Такая решительная и полная энергии речь на меня сильно подействовала, и я согласился. Мне очень тяжело было расставаться с господами, тем более что Александр Петрович чувствовал себя все хуже и хуже. Марья Александровна и Марья Петровна дали мне на дорогу каждая по 10 рублей, и я уехал из Москвы на новое дело. Через Рязань и Ряжск сначала приехал на станцию Яклемец, а потом на станцию Раненбург, где и занялся присмотром за возкою камня и за постройками. Скоро мне увеличили жалованье, и я стал получать вместо 25 уже 50 рублей.
5 сентября (1866) открылось движение по Рязанско-Козловской железной дороге, и я при этом получил должность помощника начальника станции Раненбург.
Повало-Швейковский предложил переехать на работы в Киев. В Раненбурге я просто умирал от скуки. Поэтому я очень обрадовался предложению и, несмотря на то что мне обещали прибавку, немедленно сдал должность и укатил в Москву. Здесь я женился на портнихе Авдотье Платоновне. Через несколько времени вместе с женой уехал в Киев и оттуда на ст. Бобрик, где скоро стал получать жалованья тысячу рублей в год. По делам мне часто приходилось ездить в Киев. Мне очень нравился Днепр, и я написал следующие стихи:
Я любовался из окна
Доселе яростным Днепром.
Теперь покрыт он тонким льдом
И не шумит его волна.
Он представляет чудный вид,
Блистая чистым серебром.
Он так понятно говорит
О той могучей силе сил,
Перед которой буйный Днепр
В оковах ледяных окреп
И свой порыв остановил.
Морозы славные и преждевременные. Хохлы говорят, что такие жестокие морозы нарочно устроили кацапы с тою целью, чтобы удобнее было перевозить материалы для постройки.
В декабре 1867 года узнали о смерти митрополита Филарета. Он был умен до прозорливости, религиозен до святости.
Наступают праздники Рождества Христова, а мы сидим в глуши близ строящейся станции Бобрик. В утешение хохлы стали приносить подарки. Один принес куропаток, другой два кувшина молока и домашних колбас. За это я предложил им денег. Не взяли, водку же выпили с удовольствием. 6 января 1868 года был в Киеве и присутствовал при освящении воды. Когда при колокольном звоне показалась с Крещатика процессия с хоругвями, толпа тысяч в 50 бросилась к Днепру. Во время толкотни и давки несколько человек любопытных евреев были сброшены в воду. Толпа смеялась и шутила, что это новообращенные. В процессе принимали участие киевские цеховые верхом на лошадях, со значками в виде флагов.
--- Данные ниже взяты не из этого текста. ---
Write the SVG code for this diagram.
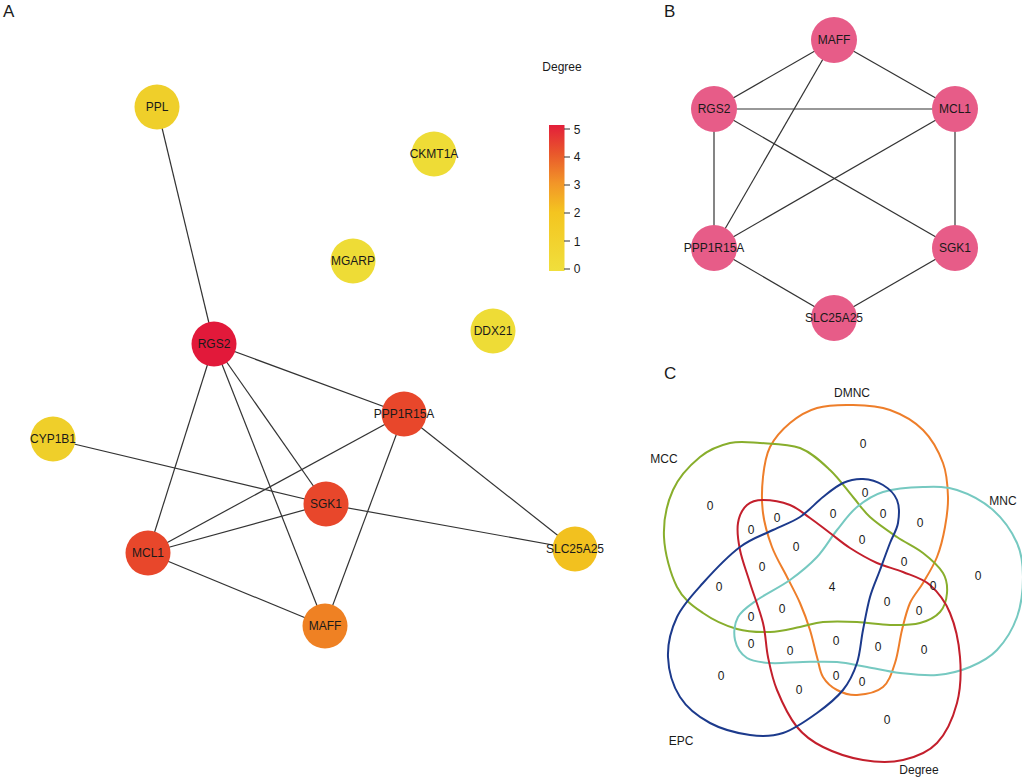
<svg xmlns="http://www.w3.org/2000/svg" width="1022" height="779" viewBox="0 0 1022 779">
<style>
text{font-family:"Liberation Sans",Arial,sans-serif;fill:#1a1a1a}
.lbl{font-size:12px;text-anchor:middle;dominant-baseline:central}
.panel{font-size:17px}
.edge{stroke:#333;stroke-width:1.2;fill:none}
.v{font-size:12px;text-anchor:middle;dominant-baseline:central}
.set{fill:none;stroke-width:2}
.tick{stroke:#333;stroke-width:1}
</style>
<defs>
<linearGradient id="cbar" x1="0" y1="1" x2="0" y2="0">
<stop offset="0" stop-color="#F0DF3C"/>
<stop offset="0.4" stop-color="#F4C520"/>
<stop offset="0.6" stop-color="#F29628"/>
<stop offset="0.8" stop-color="#E9592B"/>
<stop offset="1" stop-color="#E31E3A"/>
</linearGradient>
</defs>
<rect width="1022" height="779" fill="#fff"/>

<!-- Panel A -->
<text class="panel" x="3" y="17">A</text>
<g id="edgesA">
<line class="edge" x1="157" y1="107" x2="214" y2="344"/>
<line class="edge" x1="214" y1="344" x2="404" y2="414"/>
<line class="edge" x1="214" y1="344" x2="148" y2="553"/>
<line class="edge" x1="214" y1="344" x2="326" y2="504"/>
<line class="edge" x1="214" y1="344" x2="325" y2="626"/>
<line class="edge" x1="404" y1="414" x2="148" y2="553"/>
<line class="edge" x1="404" y1="414" x2="325" y2="626"/>
<line class="edge" x1="404" y1="414" x2="575" y2="549"/>
<line class="edge" x1="326" y1="504" x2="148" y2="553"/>
<line class="edge" x1="326" y1="504" x2="53" y2="439"/>
<line class="edge" x1="326" y1="504" x2="575" y2="549"/>
<line class="edge" x1="148" y1="553" x2="325" y2="626"/>
</g>
<g id="nA_PPL"><circle cx="157" cy="107" r="22.5" fill="#EFCF2A"/><text class="lbl" x="157" y="107">PPL</text></g>
<g id="nA_CKMT1A"><circle cx="434" cy="154" r="22.5" fill="#EEDC36"/><text class="lbl" x="434" y="154">CKMT1A</text></g>
<g id="nA_MGARP"><circle cx="353" cy="261" r="22.5" fill="#EEDC36"/><text class="lbl" x="353" y="261">MGARP</text></g>
<g id="nA_DDX21"><circle cx="493" cy="331" r="22.5" fill="#EEDC36"/><text class="lbl" x="493" y="331">DDX21</text></g>
<g id="nA_RGS2"><circle cx="214" cy="344" r="22.5" fill="#E2193A"/><text class="lbl" x="214" y="344">RGS2</text></g>
<g id="nA_PPP1R15A"><circle cx="404" cy="414" r="22.5" fill="#E8472B"/><text class="lbl" x="404" y="414">PPP1R15A</text></g>
<g id="nA_CYP1B1"><circle cx="53" cy="439" r="22.5" fill="#EFCF2A"/><text class="lbl" x="53" y="439">CYP1B1</text></g>
<g id="nA_SGK1"><circle cx="326" cy="504" r="22.5" fill="#E8472B"/><text class="lbl" x="326" y="504">SGK1</text></g>
<g id="nA_MCL1"><circle cx="148" cy="553" r="22.5" fill="#E8472B"/><text class="lbl" x="148" y="553">MCL1</text></g>
<g id="nA_SLC25A25"><circle cx="575" cy="549" r="22.5" fill="#F2C11F"/><text class="lbl" x="575" y="549">SLC25A25</text></g>
<g id="nA_MAFF"><circle cx="325" cy="626" r="22.5" fill="#EF8123"/><text class="lbl" x="325" y="626">MAFF</text></g>

<g id="legend">
<text class="lbl" x="562" y="67">Degree</text>
<rect x="549" y="125" width="15.5" height="146" fill="url(#cbar)"/>
<line class="tick" x1="564" y1="129" x2="570" y2="129"/>
<line class="tick" x1="564" y1="157" x2="570" y2="157"/>
<line class="tick" x1="564" y1="185" x2="570" y2="185"/>
<line class="tick" x1="564" y1="213" x2="570" y2="213"/>
<line class="tick" x1="564" y1="241" x2="570" y2="241"/>
<line class="tick" x1="564" y1="269" x2="570" y2="269"/>
<text class="v" x="577" y="130">5</text>
<text class="v" x="577" y="157">4</text>
<text class="v" x="577" y="185">3</text>
<text class="v" x="577" y="213">2</text>
<text class="v" x="577" y="242">1</text>
<text class="v" x="577" y="269">0</text>
</g>

<!-- Panel B -->
<text class="panel" x="664" y="17">B</text>
<g id="edgesB">
<line class="edge" x1="834" y1="40" x2="714" y2="109"/>
<line class="edge" x1="834" y1="40" x2="955" y2="109"/>
<line class="edge" x1="834" y1="40" x2="714" y2="248"/>
<line class="edge" x1="714" y1="109" x2="955" y2="109"/>
<line class="edge" x1="714" y1="109" x2="714" y2="248"/>
<line class="edge" x1="714" y1="109" x2="955" y2="248"/>
<line class="edge" x1="955" y1="109" x2="714" y2="248"/>
<line class="edge" x1="955" y1="109" x2="955" y2="248"/>
<line class="edge" x1="714" y1="248" x2="834" y2="318"/>
<line class="edge" x1="955" y1="248" x2="834" y2="318"/>
</g>
<g id="nB_MAFF"><circle cx="834" cy="40" r="23" fill="#E75C88"/><text class="lbl" x="834" y="40">MAFF</text></g>
<g id="nB_RGS2"><circle cx="714" cy="109" r="23" fill="#E75C88"/><text class="lbl" x="714" y="109">RGS2</text></g>
<g id="nB_MCL1"><circle cx="955" cy="109" r="23" fill="#E75C88"/><text class="lbl" x="955" y="109">MCL1</text></g>
<g id="nB_PPP1R15A"><circle cx="714" cy="248" r="23" fill="#E75C88"/><text class="lbl" x="714" y="248">PPP1R15A</text></g>
<g id="nB_SGK1"><circle cx="955" cy="248" r="23" fill="#E75C88"/><text class="lbl" x="955" y="248">SGK1</text></g>
<g id="nB_SLC25A25"><circle cx="834" cy="318" r="23" fill="#E75C88"/><text class="lbl" x="834" y="318">SLC25A25</text></g>

<!-- Panel C -->
<text class="panel" x="664" y="379">C</text>
<g id="venn">
<path id="set_DMNC" class="set" stroke="#EE7E2A" d="M853,405 C865.2,405.3 878.3,405.8 890,410 S914.2,421.2 923,430 S938.8,451.8 943,463 S947.7,486.3 948,497 S946.8,517 945,527 S940.7,547.7 937,557 S927.5,575.3 923,583 S913.5,595.2 910,603 S904.5,620 902,630 S898.2,653.5 895,663 S889.3,681.7 883,687 S864.7,694.5 857,695 S842.7,693 837,690 S826.3,682.5 823,677 S819.2,664.8 817,657 S812.8,639 810,630 S803.8,611.8 800,603 S791.7,586.3 787,577 S776,557.7 772,547 S764.5,524.7 763,513 S761.8,488 763,477 S765.5,456 770,447 S782.2,429.5 790,423 S806.5,411 817,408 S840.8,404.7 853,405 Z"/>
<path id="set_MCC" class="set" stroke="#88AE2C" d="M760,443 C771.7,443.8 788.3,443.5 800,448 S821.2,461.8 830,470 S846.3,489.2 853,497 S862.7,510.3 870,517 S888.2,531 897,537 S915.3,547 923,553 S939,566.3 943,573 S947.5,586.5 947,593 S944.5,607 940,612 S928.3,620.8 920,623 S900.5,625.2 890,625 S868.2,622.5 857,622 S832.5,621.2 823,622 S808.8,625.3 800,627 S780.5,631.7 770,632 S748.2,632.2 737,629 S713,620 703,613 S683.5,599.7 677,587 S664.7,553.2 664,537 S667,503.3 673,490 S690.5,464.8 700,457 S720,445.3 730,443 S748.3,442.2 760,443 Z"/>
<path id="set_MNC" class="set" stroke="#76C9C1" d="M923,487 C935.3,486.7 945.3,486.2 957,490 S983,501.2 993,510 S1012,531.8 1017,543 S1023,564.7 1023,577 S1021.3,604.8 1017,617 S1004.8,641.7 997,650 S980,662.8 970,667 S948.7,674 937,675 S911.7,674.3 900,673 S877.5,668.8 867,667 S847.7,662.8 837,662 S814.2,661.8 803,662 S779.3,663.7 770,663 S752.8,661.8 747,658 S736.5,646.8 735,640 S734.3,623.7 738,617 S748.3,606.2 757,600 S780,587.2 790,580 S809.2,565.3 817,557 S830.3,538.3 837,530 S849.3,513.3 857,507 S872,495.3 883,492 S910.7,487.3 923,487 Z"/>
<path id="set_Degree" class="set" stroke="#C31F2C" d="M763,500 C770.2,500 782.2,502 790,505 S803.3,513.3 810,518 S823.3,528 830,533 S842.2,543 850,548 S868.2,559 877,563 S894.2,568.3 903,572 S922.2,578.2 930,585 S945,601 950,613 S958.8,642 960,657 S960.8,688.7 957,703 S946,733.5 937,743 S915.3,757.2 903,760 S876.3,762.2 863,760 S834,752.5 823,747 S804.7,736.5 797,727 S781.8,701.7 777,690 S770.3,668.2 768,657 S766,635.3 763,623 S753.8,595.2 750,583 S742,560 740,550 S736.8,530.5 738,523 S742.8,508.8 747,505 S755.8,500 763,500 Z"/>
<path id="set_EPC" class="set" stroke="#1C3A8C" d="M863,479 C869.7,479.3 877.3,481.5 883,485 S894.5,493.7 897,500 S899.2,515.8 898,523 S893,535.2 890,543 S883.3,561 880,570 S872.8,587 870,597 S865.2,619 863,630 S860.3,653 857,663 S849.7,681.7 843,690 S827,705.8 817,713 S794.2,729.3 783,733 S762.2,736.7 750,735 S721.7,729.3 710,723 S687,708 680,697 S668.5,670.3 668,657 S671.2,629.3 677,617 S692.5,594.7 703,583 S728.3,555.8 740,547 S763,535 773,530 S791.7,522.5 800,517 S815.8,502.7 823,497 S836.3,486 843,483 S856.3,478.7 863,479 Z"/>
</g>
<g id="vennLabels">
<text class="v" x="852" y="393">DMNC</text>
<text class="v" x="664" y="459">MCC</text>
<text class="v" x="1003" y="501">MNC</text>
<text class="v" x="681" y="741">EPC</text>
<text class="v" x="919" y="770">Degree</text>
</g>
<g id="vennCounts">
<text class="v" x="863" y="444">0</text>
<text class="v" x="710" y="506">0</text>
<text class="v" x="978" y="576">0</text>
<text class="v" x="721" y="676">0</text>
<text class="v" x="887" y="720">0</text>
<text class="v" x="832" y="587">4</text>
<text class="v" x="865" y="493">0</text>
<text class="v" x="883" y="514">0</text>
<text class="v" x="833" y="514">0</text>
<text class="v" x="777" y="518">0</text>
<text class="v" x="751" y="530">0</text>
<text class="v" x="920" y="523">0</text>
<text class="v" x="862" y="540">0</text>
<text class="v" x="796" y="547">0</text>
<text class="v" x="762" y="567">0</text>
<text class="v" x="904" y="562">0</text>
<text class="v" x="719" y="587">0</text>
<text class="v" x="933" y="586">0</text>
<text class="v" x="887" y="602">0</text>
<text class="v" x="782" y="609">0</text>
<text class="v" x="919" y="611">0</text>
<text class="v" x="751" y="617">0</text>
<text class="v" x="836" y="641">0</text>
<text class="v" x="751" y="644">0</text>
<text class="v" x="878" y="647">0</text>
<text class="v" x="924" y="650">0</text>
<text class="v" x="790" y="651">0</text>
<text class="v" x="836" y="676">0</text>
<text class="v" x="862" y="682">0</text>
<text class="v" x="799" y="690">0</text>
</g>
</svg>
В Киеве вообще много особенных обычаев. Обыкновенно в 12 часов дня пускается из крепости ракета. Однажды киевляне были поражены, не услышав выстрела ракеты. Весь город взволновался. Стали разузнавать и наводить справки, почему ракета пущена не была. Когда узнали, что губернатор не утвердил расхода на содержание прислуги, пускавшей ракеты, немедленно принялись хлопотать, пока не добились-таки опять хлопанья ракет. Похороны там бывают особенно торжественны. Раздается звон колоколов во всех церквах. Народ собирается толпами. Идут певчие и масса духовенства, несут хоругви и иконы. Когда певчие перестают петь, музыка играет похоронный марш.
— Кого это так пышно хоронят? — спросил я.
— А богатую купчиху. У нас всегда так хоронят.
В декабре движение по новому железнодорожному пути было открыто Службе моей пришел конец, и я с женой уехал в Москву.